Les nouveaux chiens de garde
Extraits de Les Nouveaux chiens de garde, Liber-Raisons d’Agir, 1997
Les nouveaux chiens de garde
Par Serge Halimi
La construction de « l’intérêt du public »
L’intérêt que nous éprouvons pour un sujet nous vient-il aussi naturellement que le prétendent les fabricants de programmes et de sommaires ? N’est-il pas plutôt construit par la place qui précédemment lui a été accordée dans la hiérarchie de l’information ? Lorsque la mort de Lady Diana fut annoncée (Le Monde y consacra trois « unes », TF1 un journal exceptionnellement prolongé qui, pendant 1 heure 31 minutes, ne traita que de ce seul sujet), comment quiconque aurait-il pu ne pas être « intéressé » ? Non pas que la nouvelle soit importante (la défunte n’avait aucun pouvoir, hormis celui de doper les ventes de la presse people), mais parce qu’à force d’entendre parler d’elle – de son mariage avec le prince Charles, de la naissance de chacun de ses enfants, de ses amants, des infidélités de son mari, de ses régimes alimentaires, de sa campagne contre les mines antipersonnel – La princesse était, qu’on le veuille ou non, entrée dans nos vies. On en avait appris davantage sur elle que sur bien des membres de notre entourage.
Alors, forcément, sa mort nous « intéressa ». Peut-être se serait-on intéressé à d’autres sujets si les médias leur avaient consacré autant de temps et de moyens qu’à ce fait divers-là. Car comment peut-on se soucier de ce qui advient en Colombie, au Zimbabwe ou au Timor-Oriental quand on ignore l’existence de ces pays ? Les libéraux insistent sans relâche sur le rôle économique de l’offre. Sitôt qu’il s’agit d’information et de culture, ils prétendent cependant tout expliquer par la demande...
Une uniformité très naturelle
L’oubli du monde est idéologie puisqu’il construit un autre monde. Le« fait divers qui fait diversion » est idéologie puisqu’il attire l’attention sur l’anodin, et la détourne du reste. L’audimat aussi est idéologie. Alors président de la Société des journalistes de France 2, Marcel Trillat a expliqué que, grâce à une enquête d’audience minute par minute, la direction de l’information savait ce qui avait marché et ce qu’il fallait éviter.

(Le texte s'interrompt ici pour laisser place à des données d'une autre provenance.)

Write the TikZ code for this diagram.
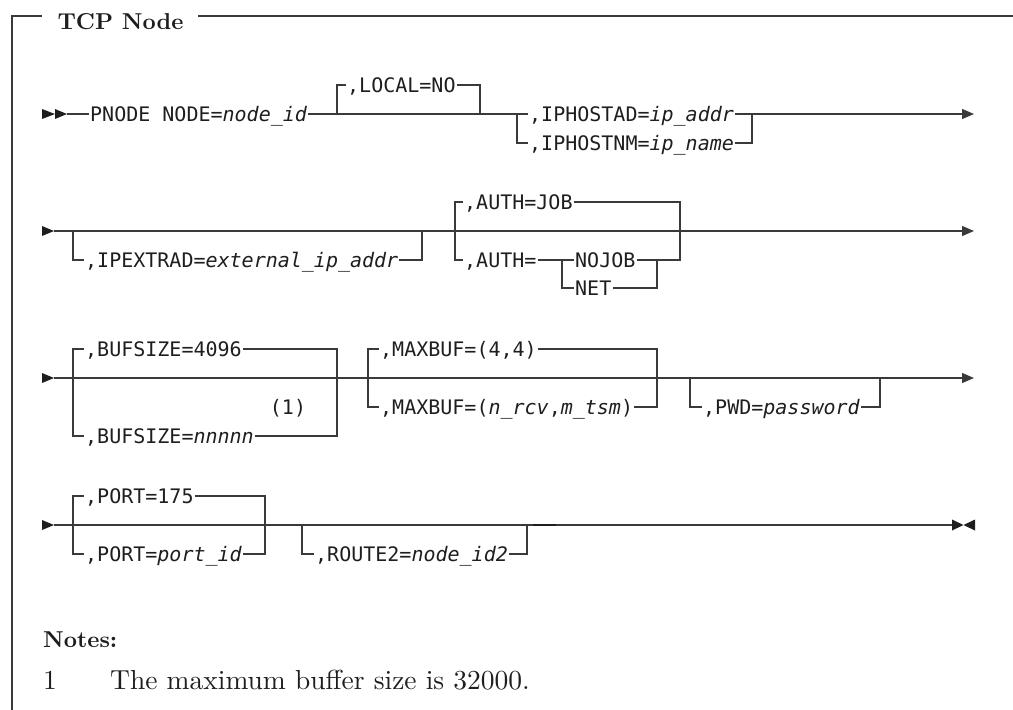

Mais, au jeu du spectacle, le résultat est connu d’avance : « Notre public devra se contenter, le plus souvent, de pensée prêt-à-porter, d’“images dramatiques”, de la langue de bois des têtes d’affiche de la politique et de l’économie. De vedettes du show-biz ou du cinéma venues assurer la promotion de leur dernier chef-d’œuvre en direct à 20 heures. Sans parler du record du plus gros chou-fleur de Carpentras ou des vaches envoûtées dans une étable des Hautes-Pyrénées. Au nom de la concurrence, chacun court pour copier l’autre. » Tout est dit. Nulle cabale ou conspiration : l’audimat est niché dans la tête des responsables de rédaction, soucieux de satisfaire les actionnaires et les annonceurs. L’uniformité devient alors chose très naturelle, rythmée par le balancier du marché.
La résistance par la lucidité
Parlant des journalistes de son pays, un syndicaliste américain a observé : « Il y a vingt ans, ils déjeunaient avec nous dans des cafés. Aujourd’hui, ils dînent avec des industriels. » En ne rencontrant que des « décideurs », en se dévoyant dans une société de cour et d’argent, en se transformant en machine à propagande de la pensée de marché, le journalisme s’est enfermé dans une classe et dans une caste. Il a perdu des lecteurs et son crédit. Il a précipité l’appauvrissement du débat public. Cette situation est le propre d’un système : les codes de déontologie n’y changeront pas grand-chose. Mais, face à ce que Paul Nizan appelait « les concepts dociles que rangent les caissiers soigneux de la pensée bourgeoise », la lucidité est une forme de résistance.